The genome of pear (Pyrus bretschneideri Rehd.)

Abstract

The draft genome of pear (Pyrus bretschneideri) using a combination of BAC-by-BAC and next generation sequencing is reported. A 512.0 Mb sequence corresponding to 97.1% of the estimated genome size of this highly heterozygous species is assembled with 194x coverage. High-density genetic maps comprising of 2,005 SNP markers anchored 75.5% of the sequence to all 17 chromosomes. The pear genome encodes 42,812 protein-coding genes, and of these, ~28.5% encode multiple isoforms. High quality of the assembly and annotation is assessed and confirmed using Sanger-derived BAC sequences along with transcriptome sequences of different tissues.
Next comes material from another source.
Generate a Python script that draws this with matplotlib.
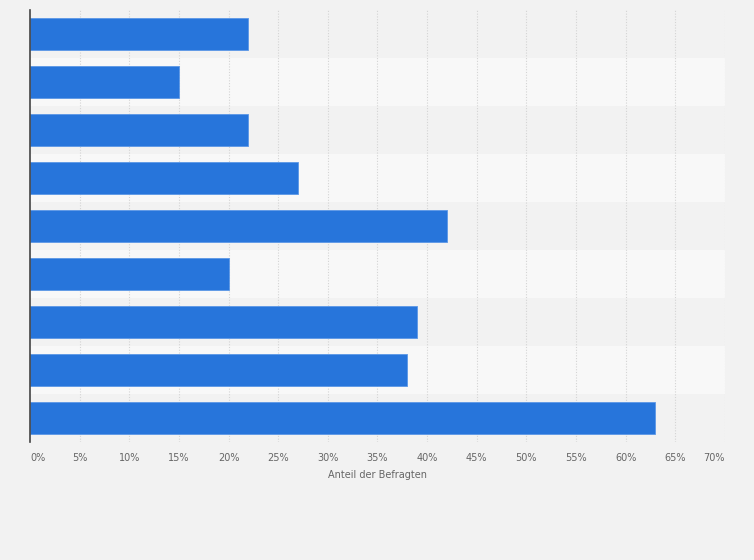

Repetitive sequences of 271.9 Mb in length, accounting for 53.1% of the pear genome, are identified. Simulation of eudicots to the ancestor of Rosaceae has re-constructed nine ancestral chromosomes. Pear and apple have diverged from each other ~5.4 to 21.5 MYA, and a recent whole-genome duplication (WGD) event must have occurred 30-45 MYA prior to their divergence, but following divergence from strawberry. When compared with the apple genome sequence, size differences between apple and pear genomes are confirmed mainly due to presence of repetitive sequences predominantly contributed by transposable elements (TEs), while genic regions are similar in both species. Genes critical for self-incompatibility, lignified stone cells (a unique feature of pear fruit), sorbitol metabolism and volatile compounds of fruit have also been identified. Multiple candidate SFB genes appear as tandem repeats in the S-locus region of pear; while, lignin synthesis-related gene family expansion and highly expressed gene families of HCT, C3'H, and CCOMT contribute to high accumulation of both G-lignin and S-lignin. Expansion of S6PDH, SDH, and SOT along with evolutionary relationships of pear and apple have demonstrated their divergence from a common ancestor. Moreover, α-linolenic acid metabolism is a key pathway for aroma in pear fruit.